─── RECORD LIST

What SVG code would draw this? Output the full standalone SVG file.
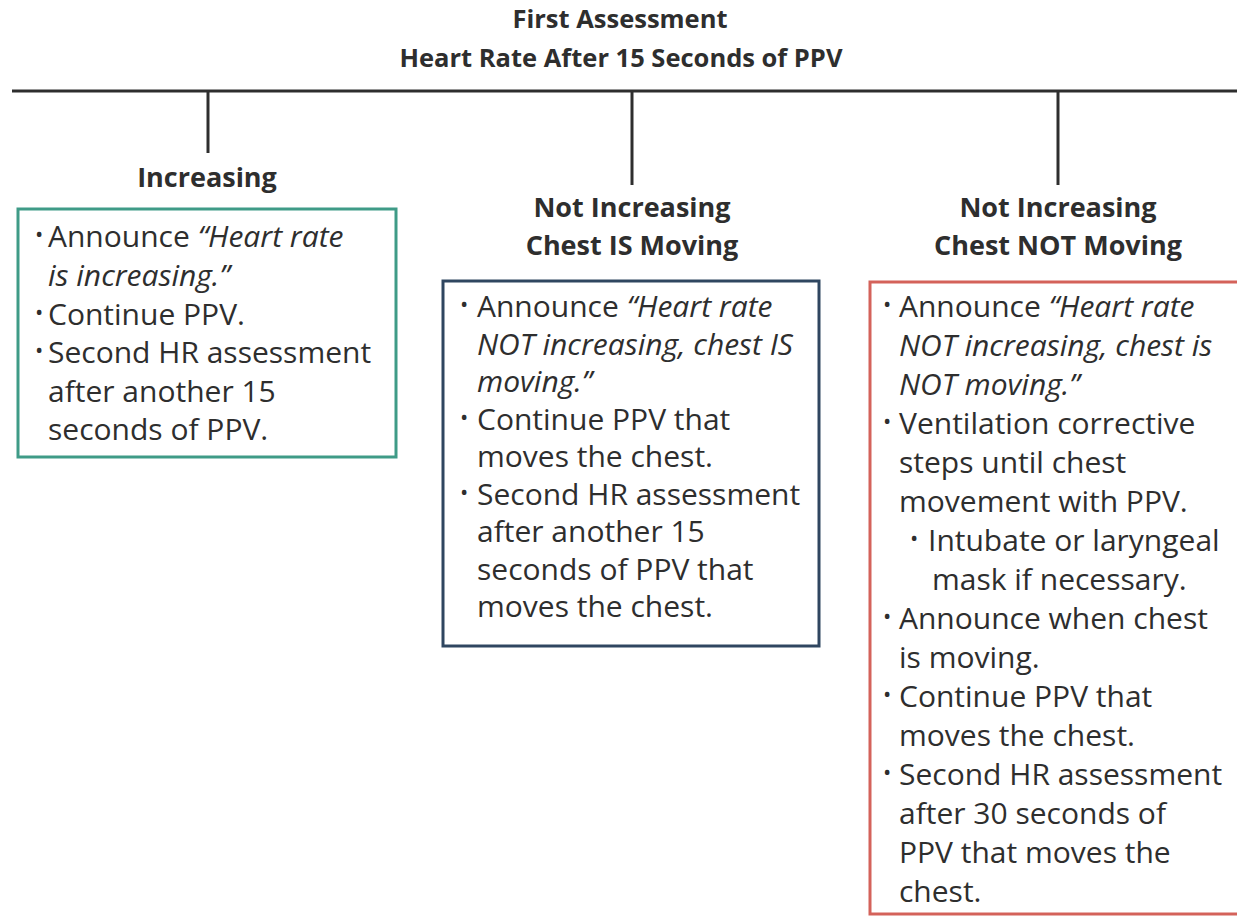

──────
─── RECORD LIST

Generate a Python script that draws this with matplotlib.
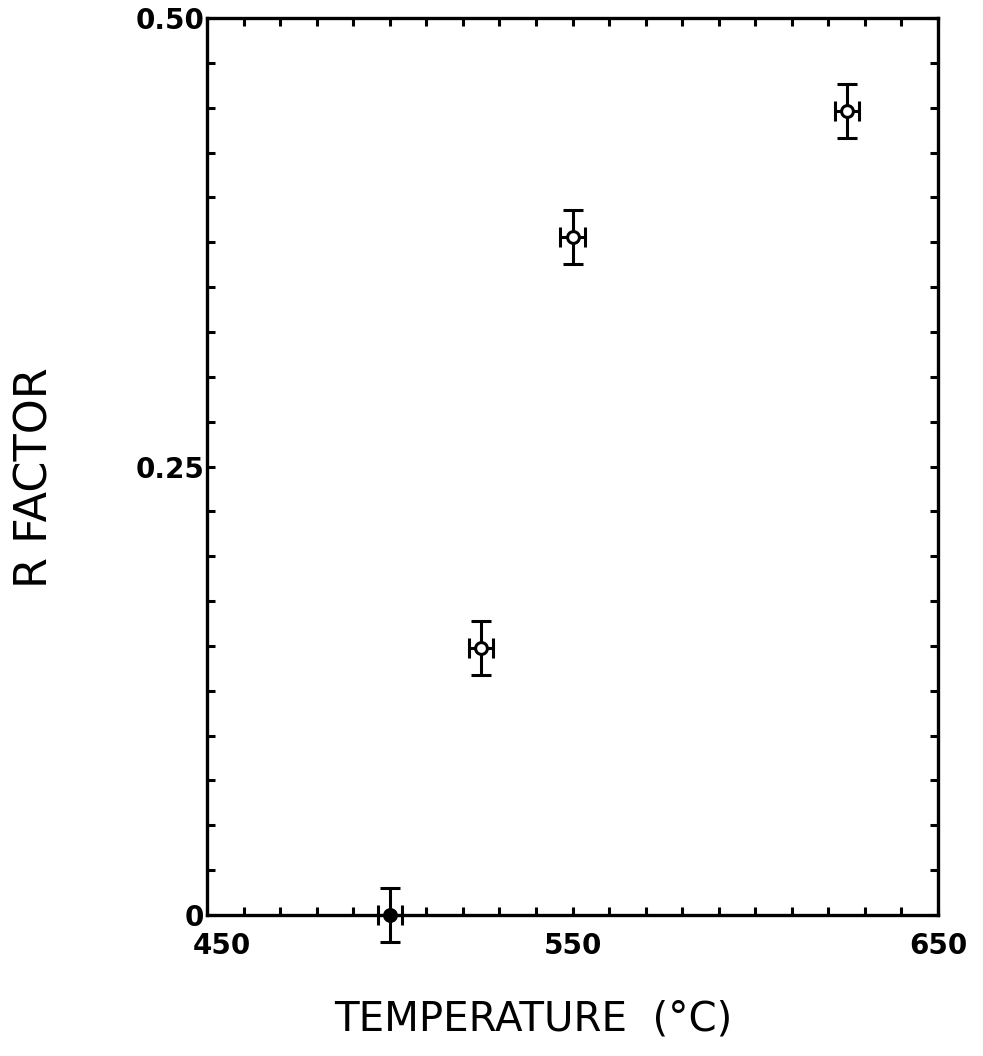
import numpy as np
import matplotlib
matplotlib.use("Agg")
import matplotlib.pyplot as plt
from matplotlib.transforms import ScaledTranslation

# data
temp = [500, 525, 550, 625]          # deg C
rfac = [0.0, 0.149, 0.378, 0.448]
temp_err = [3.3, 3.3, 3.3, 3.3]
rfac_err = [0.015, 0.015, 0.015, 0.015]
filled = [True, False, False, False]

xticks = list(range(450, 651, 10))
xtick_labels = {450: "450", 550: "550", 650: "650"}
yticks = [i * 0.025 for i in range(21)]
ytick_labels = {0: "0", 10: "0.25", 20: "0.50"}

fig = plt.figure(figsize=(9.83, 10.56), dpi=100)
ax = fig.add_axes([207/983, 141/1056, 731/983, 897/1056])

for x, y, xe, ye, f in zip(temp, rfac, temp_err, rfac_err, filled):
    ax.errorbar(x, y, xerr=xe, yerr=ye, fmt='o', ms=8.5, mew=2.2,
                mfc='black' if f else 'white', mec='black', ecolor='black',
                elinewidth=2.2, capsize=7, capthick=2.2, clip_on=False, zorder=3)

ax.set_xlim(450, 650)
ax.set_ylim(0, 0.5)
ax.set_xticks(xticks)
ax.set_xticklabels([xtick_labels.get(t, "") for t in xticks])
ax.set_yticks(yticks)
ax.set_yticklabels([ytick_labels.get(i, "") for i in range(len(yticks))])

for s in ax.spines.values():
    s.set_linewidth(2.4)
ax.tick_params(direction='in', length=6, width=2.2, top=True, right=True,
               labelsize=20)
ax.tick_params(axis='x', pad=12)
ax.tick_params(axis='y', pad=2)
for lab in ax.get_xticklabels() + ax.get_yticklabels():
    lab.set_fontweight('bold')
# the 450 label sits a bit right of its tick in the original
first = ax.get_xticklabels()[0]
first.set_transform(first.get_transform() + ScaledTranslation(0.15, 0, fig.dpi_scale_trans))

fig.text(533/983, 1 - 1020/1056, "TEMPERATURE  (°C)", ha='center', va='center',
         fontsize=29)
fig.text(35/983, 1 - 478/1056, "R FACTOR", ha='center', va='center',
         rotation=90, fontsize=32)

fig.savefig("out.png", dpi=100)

──────

EXERCISE.
Pictures should be left out. Retype only the run of lines from the line containing "Generate a Python" to the line containing "from matplotlib.transforms import", inclusive.

SOLUTION FOR THIS EXERCISE.
Generate a Python script that draws this with matplotlib.
import numpy as np
import matplotlib
matplotlib.use("Agg")
import matplotlib.pyplot as plt
from matplotlib.transforms import ScaledTranslation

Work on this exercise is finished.